The posts that will be closed through Saturday include: Abu Dhabi, Amman, Cairo, Riyadh, Dhahran, Jeddah, Doha, Dubai, Kuwait, Manama, Muscat, Sanaa, Tripoli, Antanarivo, Bujumbura, Djibouti, Khartoum, Kigali, and Port Louis.
The extension comes as an "exercise of caution" and not due to new threats, the US State Department emphasized.
Over the weekend a number of US officials have described the threat as "big," "strategically significant" and "the most serious in years" also claiming that the terror groups were allegedly in the final stages of planning the operation.
U.S. Sen. Saxby Chambliss (R-GA) (AFP Photo/Alex Wong)
Senator Saxby Chambliss, the top Republican on the Senate Intelligence Committee, told NBC's Meet the Press that the "chatter" among suspected terrorists was reminiscent of the period running up to 9/11.
The terrorist "chatter" was picked up by a National Security Agency (NSA) program that electronically monitors communications through mobile phones and emails and was one of the surveillance programs leaked to the press by former NSA contractor Edward Snowden.
It is these programs that allowed the US to "gather this chatter" said Chambliss. "If we did not have these programs then we simply wouldn't be able to listen in on the bad guys."
Adam Schiff, a Democrat on the House Intelligence Committee, characterized the threat as being based on specific intelligence rather than general threats against the US.
"This is not the usual type of chatter.

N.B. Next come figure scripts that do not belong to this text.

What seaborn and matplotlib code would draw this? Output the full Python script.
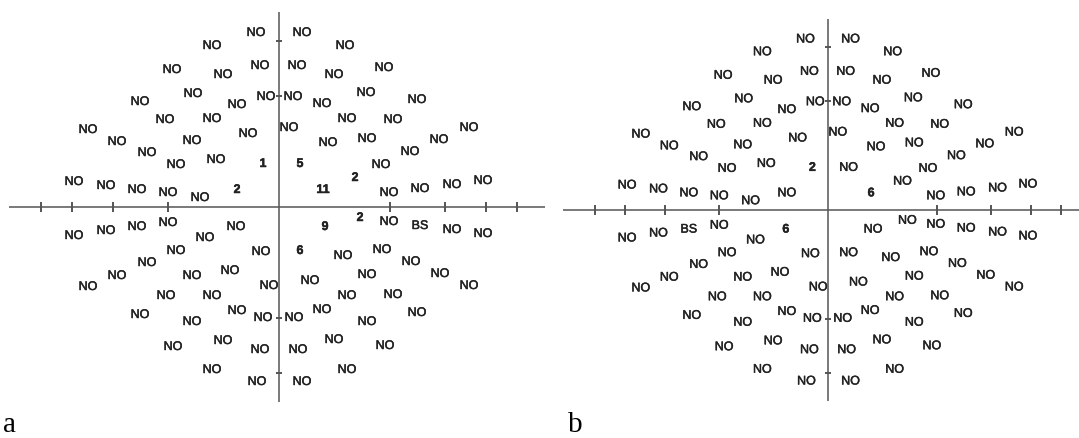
import numpy as np
import pandas as pd
import seaborn as sns
import matplotlib.pyplot as plt
import matplotlib.patheffects as pe

sns.set_theme(style='white')
plt.rcParams['font.family'] = ['Liberation Sans', 'DejaVu Sans']

N = 'NO'

# test point locations (same grid in both fields), quadrants UL, UR, LL, LR
field_x = [-23, -67, -107, -56, -19, -86, -139, -42, -13, -114, -67, -191, -162, -87, -31, -132, -103, -63, -16, -205, -173, -142, -111, -79, -42,
           23, 66, 18, 55, 105, 14, 43, 87, 138, 68, 114, 10, 49, 88, 160, 190, 131, 21, 102, 76, 44, 110, 141, 173, 204,
           -205, -173, -142, -111, -74, -43, -103, -18, -132, -162, -191, -87, -49, -10, -113, -67, -139, -87, -42, -16, -106, -56, -19, -67, -22,
           46, 81, 110, 141, 173, 204, 21, 64, 103, 132, 31, 88, 161, 190, 68, 114, 43, 15, 88, 138, 19, 55, 106, 68, 23]
field_y = [174, 161, 137, 132, 141, 113, 105, 102, 110, 87, 88, 77, 65, 66, 73, 54, 42, 47, 43, 25, 21, 17, 14, 9, 17,
           174, 161, 141, 132, 139, 110, 103, 114, 107, 88, 87, 79, 64, 68, 67, 79, 55, 43, 42, 29, 17, 14, 18, 22, 26,
           -29, -24, -20, -16, -31, -20, -44, -45, -56, -69, -80, -69, -64, -79, -89, -89, -108, -115, -104, -111, -140, -134, -143, -163, -175,
           -20, -11, -15, -19, -23, -27, -44, -49, -43, -55, -74, -68, -67, -79, -89, -88, -103, -111, -115, -106, -143, -133, -139, -163, -175]

labels_a = [N, N, N, N, N, N, N, N, N, N, N, N, N, N, N, N, N, N, '1', N, N, N, N, N, '2',
            N, N, N, N, N, N, N, N, N, N, N, N, N, N, N, N, N, '5', N, '2', '11', N, N, N, N,
            N, N, N, N, N, N, N, N, N, N, N, N, N, N, N, N, N, N, N, N, N, N, N, N, N,
            '9', '2', N, 'BS', N, N, '6', N, N, N, N, N, N, N, N, N, N, N, N, N, N, N, N, N, N]
labels_b = [N, N, N, N, N, N, N, N, N, N, N, N, N, N, N, N, N, N, '2', N, N, N, N, N, N,
            N, N, N, N, N, N, N, N, N, N, N, N, N, N, N, N, N, N, N, N, '6', N, N, N, N,
            N, N, 'BS', N, N, '6', N, N, N, N, N, N, N, N, N, N, N, N, N, N, N, N, N, N, N,
            N, N, N, N, N, N, N, N, N, N, N, N, N, N, N, N, N, N, N, N, N, N, N, N, N]

h_ticks = [-238, -207, -166, -111, 111, 166, 207, 238]
v_ticks = [-166, -111, 111, 166]

W, H = 1079, 439
fig = plt.figure(figsize=(W / 100, H / 100), dpi=100)


def draw_field(ax, labels):
    line_col = '#555555'
    txt_col = '#222222'
    ax.plot([-270, 266], [0, 0], color=line_col, lw=1.1, solid_capstyle='butt')
    ax.plot([0, 0], [-195, 195], color=line_col, lw=1.1, solid_capstyle='butt')
    sns.scatterplot(x=h_ticks, y=[0] * len(h_ticks), marker='|', s=55,
                    color=line_col, linewidth=1.4, ax=ax, legend=False)
    sns.scatterplot(x=[0] * len(v_ticks), y=v_ticks, marker='_', s=25,
                    color=line_col, linewidth=1.4, ax=ax, legend=False)
    df = pd.DataFrame({'x': field_x, 'y': field_y, 'label': labels})
    for _, r in df.iterrows():
        bold = r['label'].isdigit()
        ax.text(r['x'], r['y'], r['label'], ha='center', va='center',
                fontsize=9, color=txt_col,
                fontweight='bold' if bold else 'normal',
                path_effects=[pe.withStroke(linewidth=0.35, foreground=txt_col)])


# field a (left)
ax_a = fig.add_axes([0, 0, 550 / W, 1])
draw_field(ax_a, labels_a)
ax_a.set_xlim(-279, 271)
ax_a.set_ylim(-231, 208)
ax_a.axis('off')

# field b (right), printed slightly smaller
sc = 0.98
ax_b = fig.add_axes([550 / W, 0, 529 / W, 1])
draw_field(ax_b, labels_b)
ax_b.set_xlim(-(828 - 550) / sc, (1079 - 828) / sc)
ax_b.set_ylim(-(439 - 211) / sc, 211 / sc)
ax_b.axis('off')

fig.text(3 / W, 1 - 432 / H, 'a', fontsize=21, family='Liberation Serif',
         va='baseline', ha='left', color='black')
fig.text(568 / W, 1 - 432 / H, 'b', fontsize=21, family='Liberation Serif',
         va='baseline', ha='left', color='black')

plt.savefig('out.png', dpi=100)
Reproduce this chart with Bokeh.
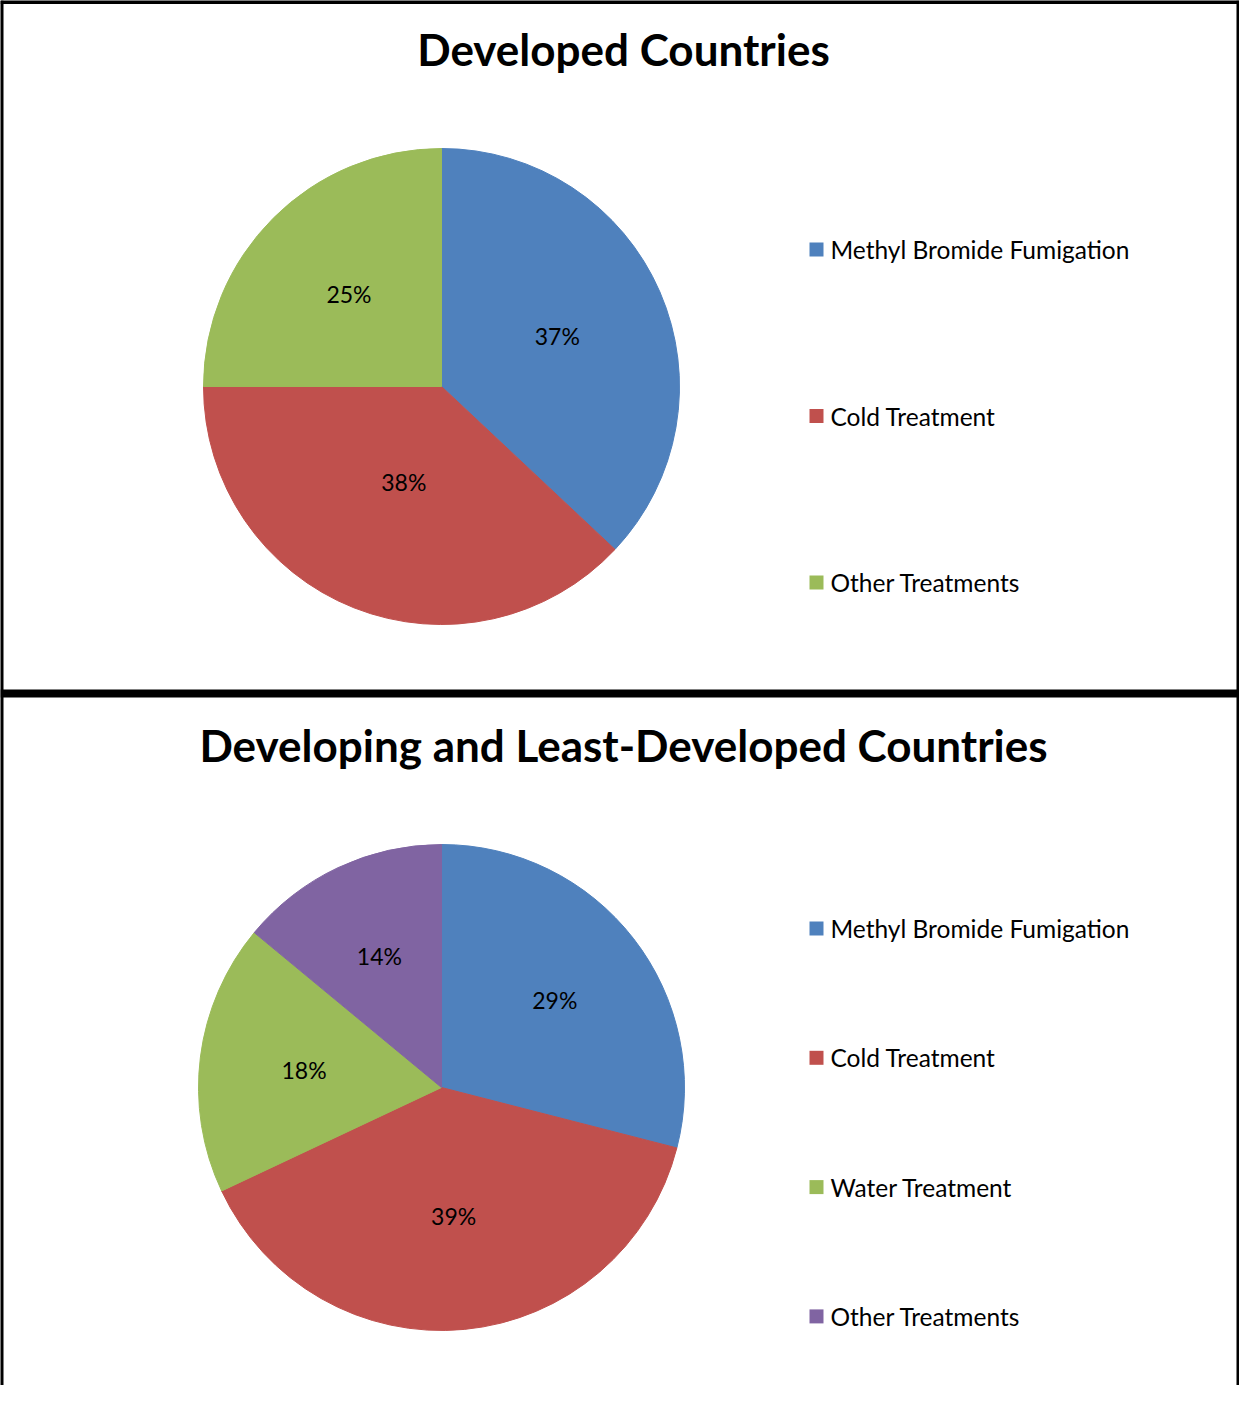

It had to be corroborated or come from very reliable sources to take this kind of action," he said on CNN's State of Union program.
There is also a growing belief among intelligence officials and lawmakers that al-Qaeda is stronger now than it was before 9/11.
"Al-Qaeda is in many ways stronger than it was before 9/11, because its mutated and spread, and it can come at us from different directions," Peter King, a republican, told ABC's "This Week" program.
"Al-Qaeda in the Arabian Peninsula is probably the most deadly of all the al Qaeda affiliates," he added.
Jordanian priot police stand guard outside the US embassy in Amman on September 14, 2011 during a protest against the US policies in the Middle East. (AFP Photo/Khalil Mazraawi)
After a meeting Saturday President Obama's top security officials decided to shut 22 embassies across the Middle East and North Africa as a precaution.
The threats have also caused France, Germany and Britain to close their embassies in Yemen.
While Interpol, the French-based international police agency, issued a global security alert on Saturday advising its member states to increase their vigilance in the wake of a string of prison breaks in Pakistan, Iraq and Libya. Al-Qaeda has already claimed responsibility for busting open jails in Pakistan and Iraq, in which some of their senior operatives were locked up.